Michel derGefreite
Stent vor dem Stab
Seine linke Seite
Frohr ihm ganzlich ab…
(Ефрейтор Михель / Стоит перед штабом / Его левый бок совершенно / Отнялся от мороза…) и далее, о злоключениях замерзающего ефрейтора. Это была не обычная листовка, переведенная с русского на немецкий. Чтобы так написать, надо было не только владеть языком, но и знать немецкий фольклор, немецкие шванки и шуточную литературу от Ганса Сакса до стишков о Максе и Морице. Такое немцы несомненно воспринимали как свое.
Чем ближе к концу войны, тем более разумно работали Дьяконов и его коллеги. Когда Советская армия вытеснила немцев из северной Норвегии, Игорь Михайлович был назначен комендантом города Киркинес. Местные жители высоко ценили молодого, красивого капитана, прекрасно говорившего на их родном языке. Он сделал много добра, помог разобраться во многих недоразумениях, спасти многих людей. После войны, по прошествии многих лет, Игоря Михайловича постоянно приглашали в Киркинес на юбилейные праздники и выражали ему свою благодарность… Однако обо всем этом читатель может подробно узнать из « Книги воспоминаний » И. М. Дьяконова, недавно увидевшей свет. Я же хочу вспомнить историю, которая не вошла в эту книгу, а стала устной легендой.

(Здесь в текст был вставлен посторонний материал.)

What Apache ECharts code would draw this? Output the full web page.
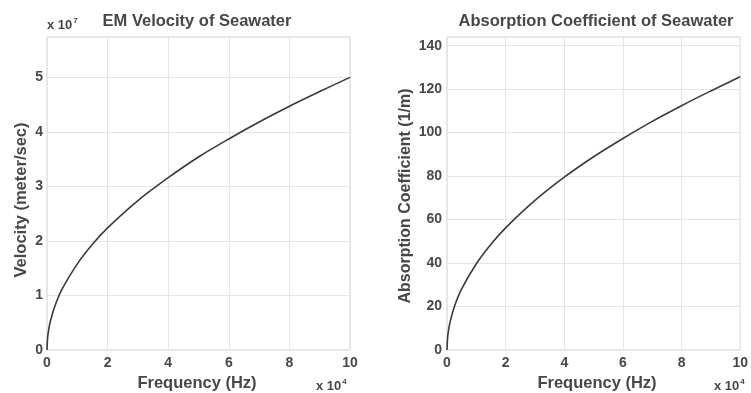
<!DOCTYPE html>
<html><head><meta charset="utf-8">
<script src="https://cdn.jsdelivr.net/npm/echarts@6/dist/echarts.min.js"></script>
<style>html,body{margin:0;padding:0;background:#fff}#c{width:751px;height:393px}</style>
</head><body><div id="c"></div>
<script>
// Frequency in units of 1e4 Hz
const freq = [0, 0.02, 0.05, 0.1, 0.25, 0.5, 1, 1.5, 2, 3, 4, 5, 6, 7, 8, 9, 10];
// Velocity in units of 1e7 m/s
const velocity = [0, 0.22, 0.35, 0.5, 0.79, 1.12, 1.58, 1.94, 2.24, 2.74, 3.16, 3.54, 3.87, 4.18, 4.47, 4.74, 5.0];
// Absorption coefficient (1/m)
const absorption = [0, 5.6, 8.9, 12.6, 19.9, 28.1, 39.7, 48.7, 56.2, 68.8, 79.5, 88.9, 97.3, 105.2, 112.4, 119.2, 125.7];
const xTicks = [0, 2, 4, 6, 8, 10];

const chart = echarts.init(document.getElementById('c'), null, {renderer: 'canvas'});
const font = 'Liberation Sans, Arial, sans-serif';
const labelStyle = {color: '#484848', fontSize: 14, fontWeight: 'bold', fontFamily: font};
const gridLine = {show: true, lineStyle: {color: '#e6e6e6', width: 1}};
const txt = '#474747';

function xAxis(idx) {
  return {
    type: 'value', gridIndex: idx, min: 0, max: 10, interval: 2,
    axisLine: {show: false}, axisTick: {show: false},
    axisLabel: Object.assign({margin: 6}, labelStyle),
    splitLine: gridLine
  };
}
function yAxis(idx, max, interval, margin) {
  return {
    type: 'value', gridIndex: idx, min: 0, max: max, interval: interval,
    axisLine: {show: false}, axisTick: {show: false},
    axisLabel: Object.assign({margin: margin, showMaxLabel: false}, labelStyle),
    splitLine: gridLine
  };
}
const sup = (base, exp) => ({
  text: '{b|' + base + '}{s|' + exp + '}',
  rich: {b: {fill: txt, font: 'bold 13px ' + font}, s: {fill: txt, font: 'bold 8px ' + font, verticalAlign: 'top', padding: [0, 0, 8, 1]}}
});

chart.setOption({
  animation: false,
  grid: [
    {left: 47, right: 401, top: 37, bottom: 43, show: true, borderColor: '#cfcfcf', borderWidth: 1},
    {left: 447, right: 3, top: 37, bottom: 43, show: true, borderColor: '#cfcfcf', borderWidth: 1}
  ],
  xAxis: [xAxis(0), xAxis(1)],
  yAxis: [yAxis(0, 5.74, 1, 4), yAxis(1, 144, 20, 5)],
  series: [
    {type: 'line', xAxisIndex: 0, yAxisIndex: 0, showSymbol: false, smooth: 0.3,
     lineStyle: {color: '#3a3a3a', width: 1.6},
     data: freq.map((f, i) => [f, velocity[i]])},
    {type: 'line', xAxisIndex: 1, yAxisIndex: 1, showSymbol: false, smooth: 0.3,
     lineStyle: {color: '#3a3a3a', width: 1.6},
     data: freq.map((f, i) => [f, absorption[i]])}
  ],
  graphic: [
    {type: 'text', x: 197, y: 21, style: {text: 'EM Velocity of Seawater', fill: txt, font: 'bold 16.5px ' + font, align: 'center', verticalAlign: 'middle'}},
    {type: 'text', x: 596, y: 21, style: {text: 'Absorption Coefficient of Seawater', fill: txt, font: 'bold 16.5px ' + font, align: 'center', verticalAlign: 'middle'}},
    {type: 'text', left: 47, top: 17, style: sup('x 10', '7')},
    {type: 'text', x: 197, y: 383, style: {text: 'Frequency (Hz)', fill: txt, font: 'bold 16.5px ' + font, align: 'center', verticalAlign: 'middle'}},
    {type: 'text', x: 597, y: 383, style: {text: 'Frequency (Hz)', fill: txt, font: 'bold 16.5px ' + font, align: 'center', verticalAlign: 'middle'}},
    {type: 'text', left: 316, top: 378, style: sup('x 10', '4')},
    {type: 'text', left: 714, top: 378, style: sup('x 10', '4')},
    {type: 'text', x: 21, y: 200, rotation: Math.PI / 2, style: {text: 'Velocity (meter/sec)', fill: txt, font: 'bold 16.5px ' + font, align: 'center', verticalAlign: 'middle'}},
    {type: 'text', x: 406, y: 196, rotation: Math.PI / 2, style: {text: 'Absorption Coefficient (1/m)', fill: txt, font: 'bold 16px ' + font, align: 'center', verticalAlign: 'middle'}}
  ]
});
</script></body></html>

Однажды, в зимние дни конца 1943 года, когда холод сковал тундру и скалы Кольского полуострова, а австрийские горные егери генерала Дитла, воевавшие здесь, замерзали в своих каменных убежищах, русские разведчики притащили из вражеского тыла здоровенного рыжего верзилу — майора. Фамилия его начиналась с приставки «фон». На допросах он молчал, презрительно глядя на своих противников с высоты своего двухметрового роста. Можно предположить, о чем он думал: «Ничего не скажу этим варварам Востока! Что за наглые рожи! И по-немецки как следует говорить не умеют! И воняет от них перегаром! Троглодиты!!! Ничего им не скажу!».

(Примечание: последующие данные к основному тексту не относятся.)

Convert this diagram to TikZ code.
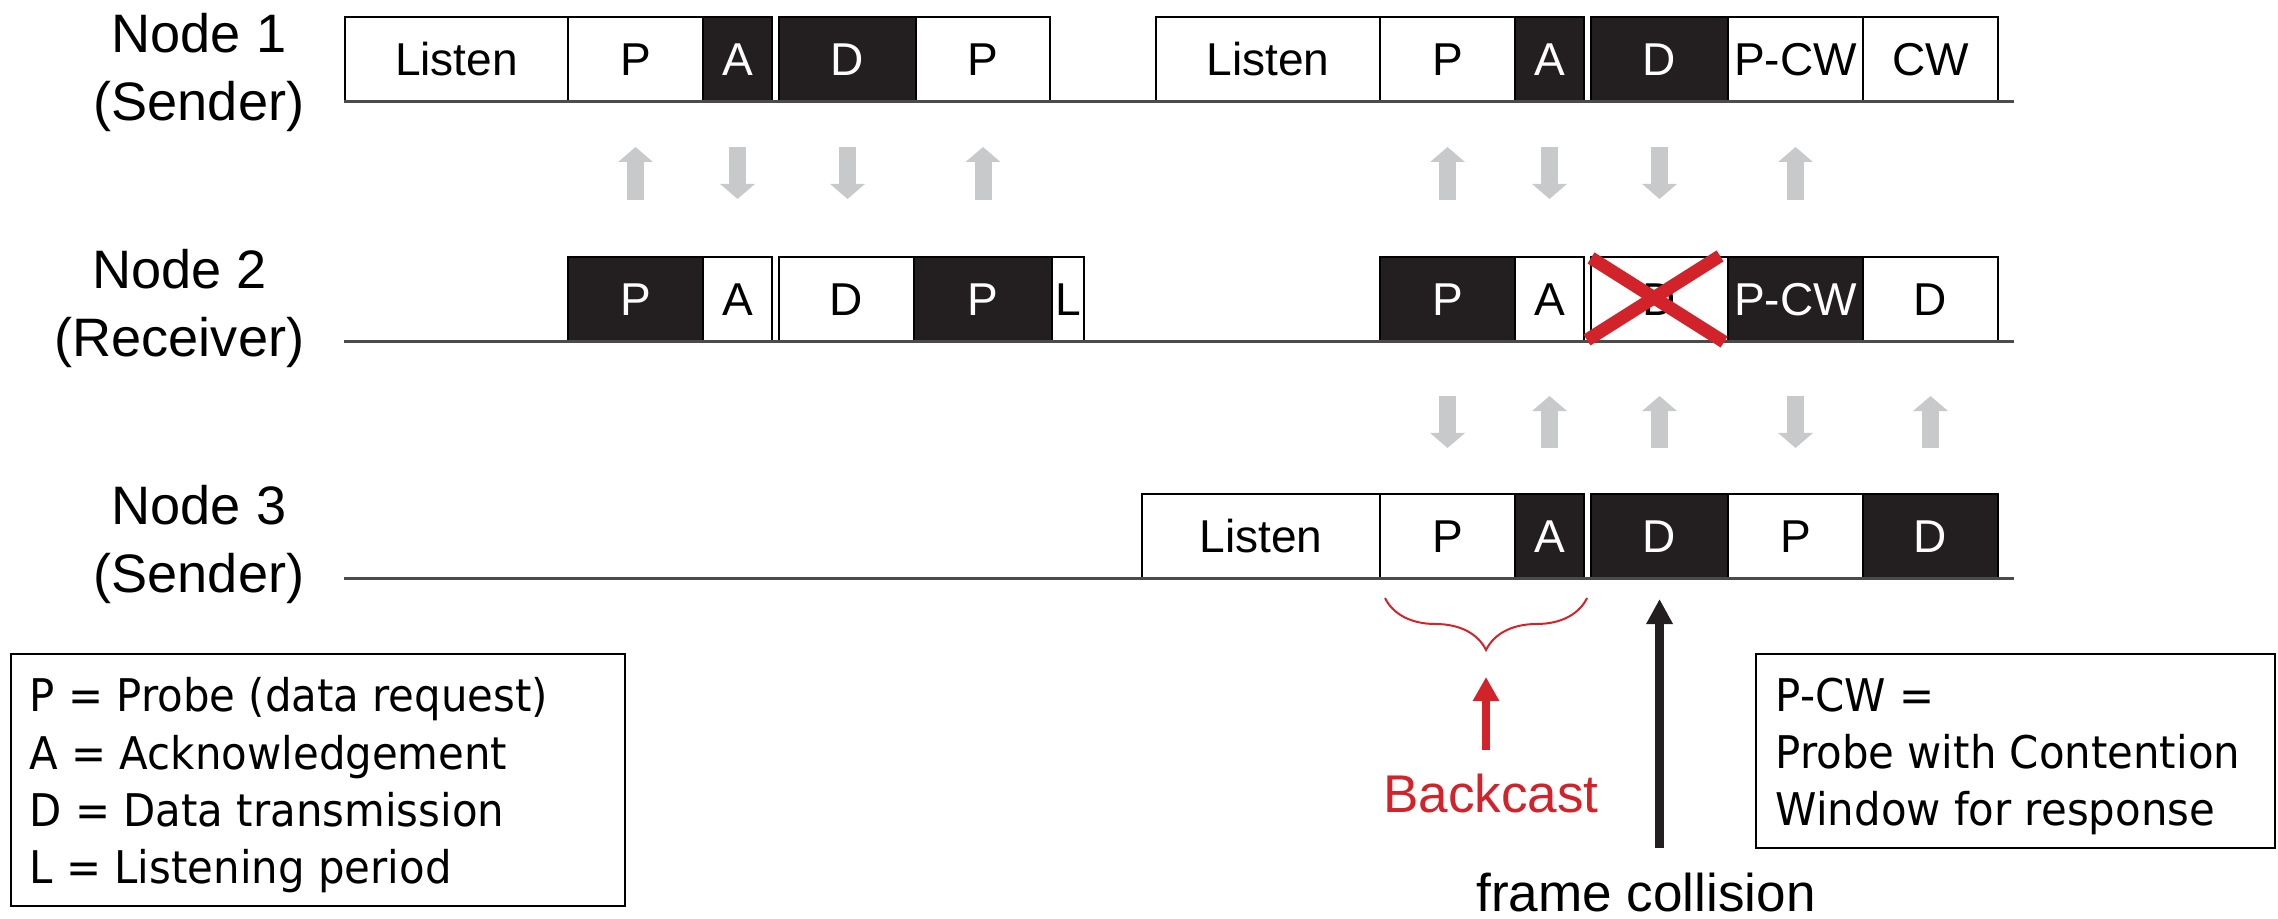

Его допрашивали много раз, лупили, но безуспешно. Наконец, кто-то из переводчиков, устав, решил обратиться к Дьяконову, которого недолюбливали: пусть этот «штатский интеллигент» попробует, но наверняка немец ничего ему не скажет, если уж нам не сказал…

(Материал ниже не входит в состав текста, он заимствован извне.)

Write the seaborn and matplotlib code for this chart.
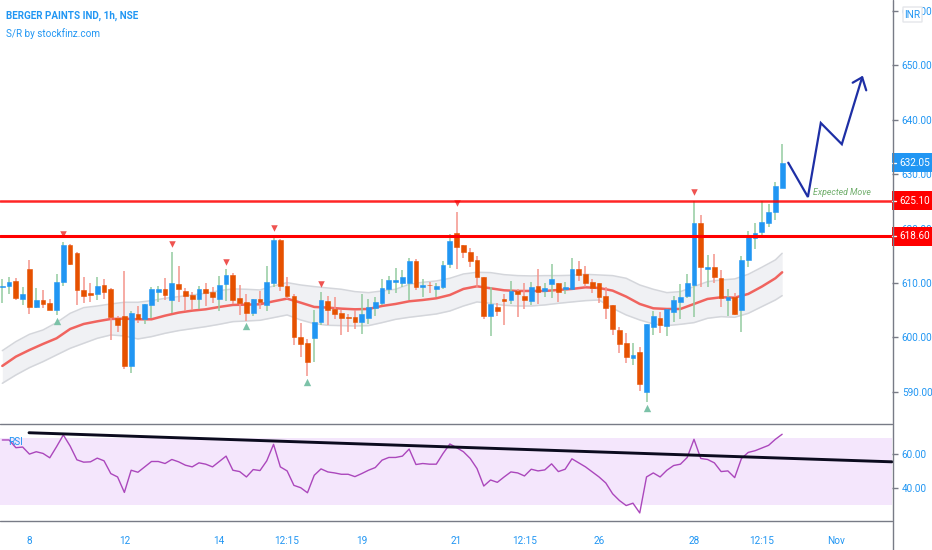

Игорь Михайлович предложил немцу закурить и, помолчав, спросил его: «Кем Вы были до войны?». Тот удивился: немецкий язык этого русского был безупречен… Он процедил сквозь зубы, совсем не уверенный, что этот варвар поймет: «Филологом». — «Да? А чем же Вы конкретно занимались?» — «Языком времен готов». Дьяконов был взволнован. Давно-давно, в детстве, ему с братом попалась рукопись стихотворения готских времен из библиотеки отца. Это стихотворение не было опубликовано, о нем знали только узкие специалисты, человек восемь-десять на всем земном шаре. С трудом вспоминая, Дьяконов стал декламировать готские стихи. Вот уже иссякает то, что он помнил, вот уже приходит к концу последняя строфа… И вдруг верзила-немец словно сломался, согнулся, опустил голову, и крупные слезы покатились из его глаз.